We have many international academic collaborations with world-leading research groups in the field of VLC, including Northumbria University and Newcastle University.

Optical camera communication (OCC) can be considered a convenient and versatile short-range communication technology within the framework of optical wireless communications. OCC is a pragmatic version of VLC based on a smart device camera that allows easier implementation of various services in smart devices. OCC can be a more favourable solution, especially in indoor environments, due to one compelling fact that the OCC is based on a camera as the receiver and nearly six billion smartphones fitted with cameras are available worldwide.

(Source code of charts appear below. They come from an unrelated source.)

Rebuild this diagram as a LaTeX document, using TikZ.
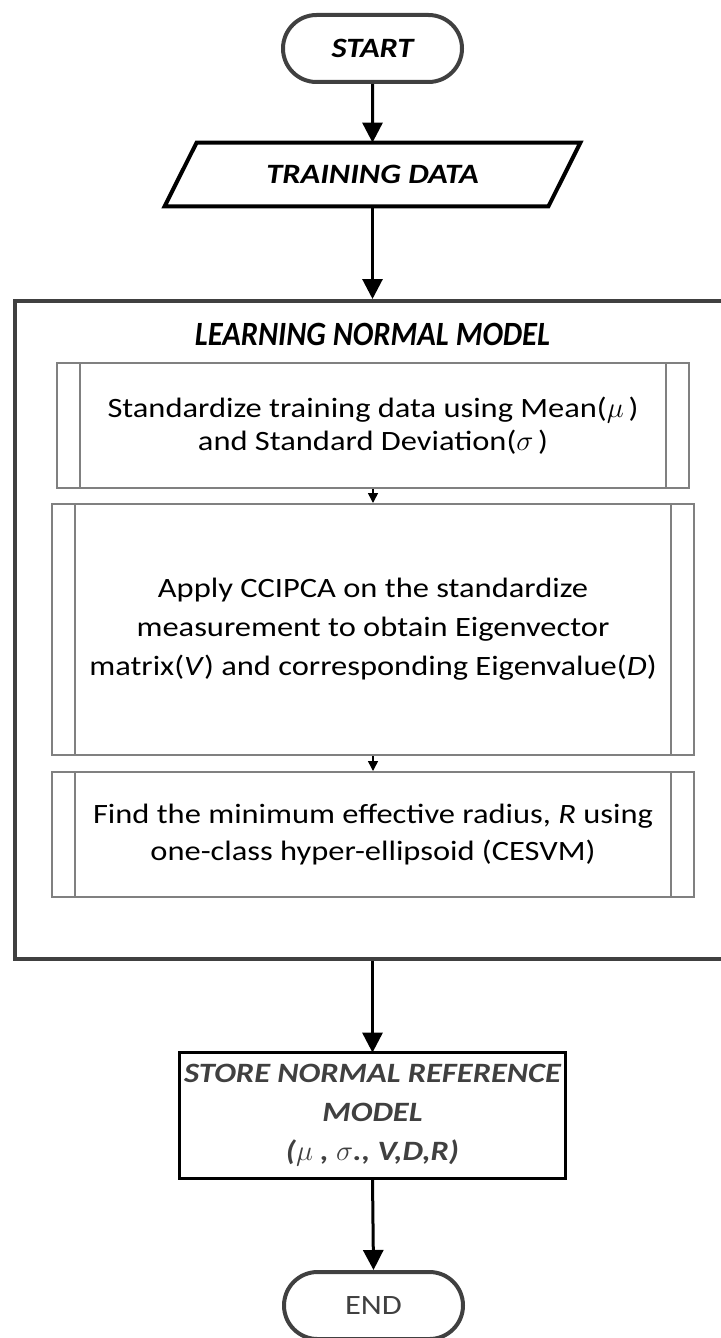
\documentclass[tikz,border=0pt]{standalone}
\usepackage{fontspec}
\setmainfont{Carlito}[FakeStretch=1.16]
\newfontfamily\titlefont{Carlito}[FakeStretch=0.9]
\usetikzlibrary{shapes.misc,arrows.meta}

\definecolor{darkline}{HTML}{404040}
\definecolor{boxline}{HTML}{808080}

\tikzset{
    terminal/.style={rounded rectangle, draw=darkline, line width=2pt, minimum width=89.5pt, minimum height=33.5pt, inner sep=0pt},
    headtext/.style={font=\fontsize{14}{19.5}\selectfont\bfseries\itshape, align=center},
    process/.style={draw=boxline, line width=1pt, inner sep=0pt, align=center},
    flow/.style={line width=1.5pt, -{Triangle[length=10pt,width=10pt]}},
    subflow/.style={line width=0.75pt, -{Triangle[length=5pt,width=5pt]}},
}

\begin{document}
\begin{tikzpicture}[x=0.5pt, y=-0.5pt]
    \useasboundingbox (0,0) rectangle (721,1338);

    % Start and input data
    \node[terminal, headtext] (start) at (372.5,48.5) {START};
    \node[headtext, minimum width=191.5pt, minimum height=31.5pt, inner sep=0pt] (train) at (372.5,174.5) {TRAINING DATA};
    \draw[line width=2pt] ([xshift=8pt]train.north west) -- ([xshift=8pt]train.north east)
        -- ([xshift=-8pt]train.south east) -- ([xshift=-8pt]train.south west) -- cycle;

    % Learning block
    \node[draw=darkline, line width=2pt, minimum width=357.5pt, minimum height=329pt, inner sep=0pt] (learn) at (372.5,630) {};
    \node[font=\titlefont\fontsize{17}{20}\selectfont\bfseries\itshape] (learntitle) at (372.5,334) {LEARNING NORMAL MODEL};

    \node[process, minimum width=316pt, minimum height=62.5pt, font=\fontsize{14}{16.5}\selectfont] (std) at (373,425.5)
        {Standardize training data using Mean($\mu$\,)\\and Standard Deviation($\sigma$\,)};
    \node[process, minimum width=321pt, minimum height=125.5pt, font=\fontsize{14}{19.5}\selectfont] (pca) at (373,629.5)
        {Apply CCIPCA on the standardize\\measurement to obtain Eigenvector\\matrix(\textit{V}) and corresponding Eigenvalue(\textit{D})};
    \node[process, minimum width=321pt, minimum height=62.5pt, font=\fontsize{14}{18.5}\selectfont] (rad) at (373,834.5)
        {Find the minimum effective radius, \textit{R} using\\one-class hyper-ellipsoid (CESVM)};

    % Inner bars of the process boxes
    \foreach \n in {std,pca,rad} {
        \draw[boxline, line width=1pt] ([xshift=12pt]\n.north west) -- ([xshift=12pt]\n.south west);
        \draw[boxline, line width=1pt] ([xshift=-12pt]\n.north east) -- ([xshift=-12pt]\n.south east);
    }

    % Stored model and end
    \node[headtext, text=darkline, minimum width=192.5pt, minimum height=62.5pt, inner sep=0pt] (store) at (372.5,1115.5)
        {STORE NORMAL REFERENCE\\MODEL\\($\mu$ , $\sigma$., V,D,R)};
    \draw[line width=1.5pt] (store.north west) rectangle (store.south east);
    \node[terminal, text=darkline, font=\fontsize{14}{17}\selectfont] (end) at (373.5,1305.5) {END};

    % Connectors
    \draw[flow] (start) -- (train.north);
    \draw[flow] (train.south) -- (learn.north);
    \draw[subflow] (std) -- (pca);
    \draw[subflow] (pca) -- (rad);
    \draw[flow] (learn.south) -- (store.north);
    \draw[flow] (store.south) -- (end.north);
\end{tikzpicture}
\end{document}
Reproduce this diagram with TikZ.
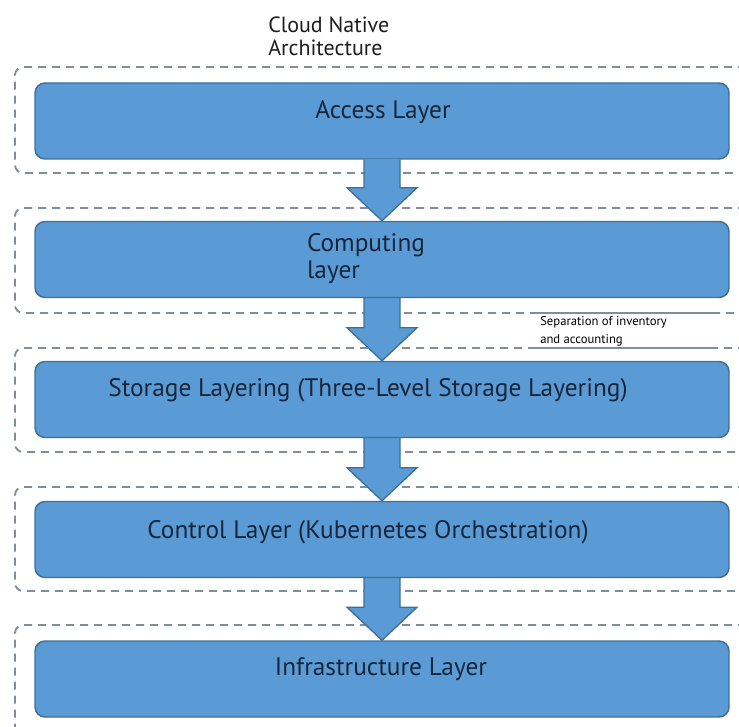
\documentclass[tikz,border=0pt]{standalone}
\usepackage{fontspec}
\setmainfont{PT Sans}
\usetikzlibrary{calc,backgrounds}
\definecolor{boxfill}{HTML}{5B9BD5}
\definecolor{boxline}{HTML}{3F6E98}
\definecolor{txt}{HTML}{17263A}
\definecolor{dashc}{HTML}{7F8E9B}
\definecolor{titlec}{HTML}{1E1E1E}
\begin{document}
\begin{tikzpicture}[x=0.75pt,y=-0.75pt,
  container/.style={draw=dashc, line width=1.4pt, dash pattern=on 6pt off 4.5pt, rounded corners=6pt},
  layer/.style={draw=boxline, fill=boxfill, line width=1.1pt, rounded corners=7.5pt,
                minimum width=520.5pt, minimum height=57pt, inner sep=0pt},
  ltext/.style={text=txt, font=\fontsize{19}{20.25}\selectfont, inner sep=0pt},
  flow/.style={draw=boxline, fill=boxfill, line width=1pt, line join=miter},
  note/.style={text=black, font=\fontsize{9.5}{13.5}\selectfont, inner sep=0pt, align=left, anchor=west}
]
\useasboundingbox (0,0) rectangle (739,727);
\clip (0,0) rectangle (739,727);

% layer boxes
\node[layer] (acc)   at (382,121)   {};
\node[layer] (comp)  at (382,259.5) {};
\node[layer] (stor)  at (382,399.5) {};
\node[layer] (ctrl)  at (382,539.5) {};
\node[layer] (infra) at (382,679)   {};

% texts
\node[text=titlec, font=\fontsize{16.5}{17.25}\selectfont, inner sep=0pt, align=left, anchor=west] (title) at (268,36) {Cloud Native\\Architecture};
\node[ltext] (accT) at (383,112) {Access Layer};
\node[ltext, align=left] (compT) at (366,259) {Computing\\layer};
\node[ltext] (storT) at (368,390) {Storage Layering (Three-Level Storage Layering)};
\node[ltext] (ctrlT) at (368,532) {Control Layer (Kubernetes Orchestration)};
\node[ltext] (infraT) at (381,669) {Infrastructure Layer};
\node[note] (sep) at (540,331) {Separation of inventory\\and accounting};

\begin{scope}[on background layer]
  \draw[container] (760,67)  -- (15,67)  -- (15,173) -- (760,173);
  \draw[container] (760,208) -- (15,208) -- (15,313) -- (760,313);
  \draw[container] (760,348) -- (15,348) -- (15,452) -- (760,452);
  \draw[container] (760,487) -- (15,487) -- (15,591) -- (760,591);
  \draw[container] (760,625) -- (15,625) -- (15,760);
  \draw[dashc, line width=1.2pt] (536,313) -- (712,313);
  \draw[dashc, line width=1.2pt] (536,348) -- (712,348);
  \foreach \a/\b in {acc/comp, comp/stor, stor/ctrl, ctrl/infra}{
    \filldraw[flow] ($(\a.south)+(-18,0)$) -- ($(\b.north)+(-18,-33)$) -- ($(\b.north)+(-35,-33)$)
      -- (\b.north) -- ($(\b.north)+(35,-33)$) -- ($(\b.north)+(18,-33)$) -- ($(\a.south)+(18,0)$);
  }
\end{scope}
\end{tikzpicture}
\end{document}
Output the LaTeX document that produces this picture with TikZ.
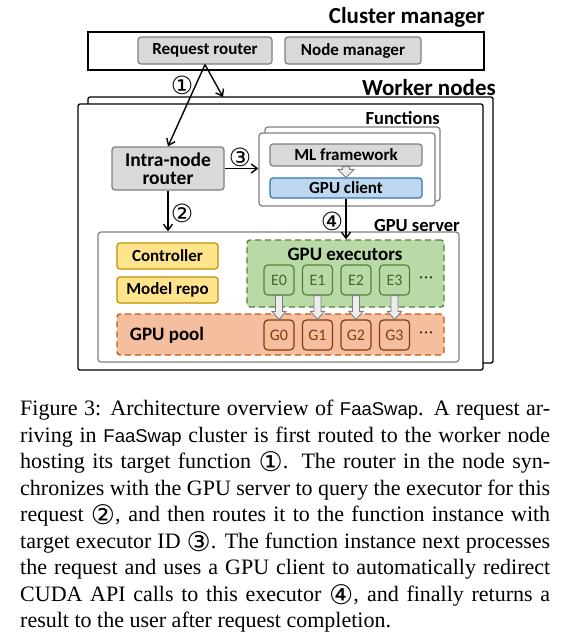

We have addressed the issue of longer processing time in OCC using neural network-based processing for applications such as motion detection over the existing OCC links. The motion detection is considered as an add-on functionality in OCC to control various smart devices in smart home environments. Recently we have focused on OCC System for Internet of Things based on OLEDs. Performance of outdoor OCC links using focusing and defocusing techniques for applications such as vehicle-to-vehicle communications is also performed in an outdoor environment. Currently, we are working on OCC link analysis to develop multiuser environment as well as to provide mobility in indoor OCC scenarios. Collaborative work with international academic institutes working in the same field gives a way out to interesting results for the ongoing research. Our international collaborators include academic research groups from the University of Las Palmas de Gran Canaria and Northumbria University.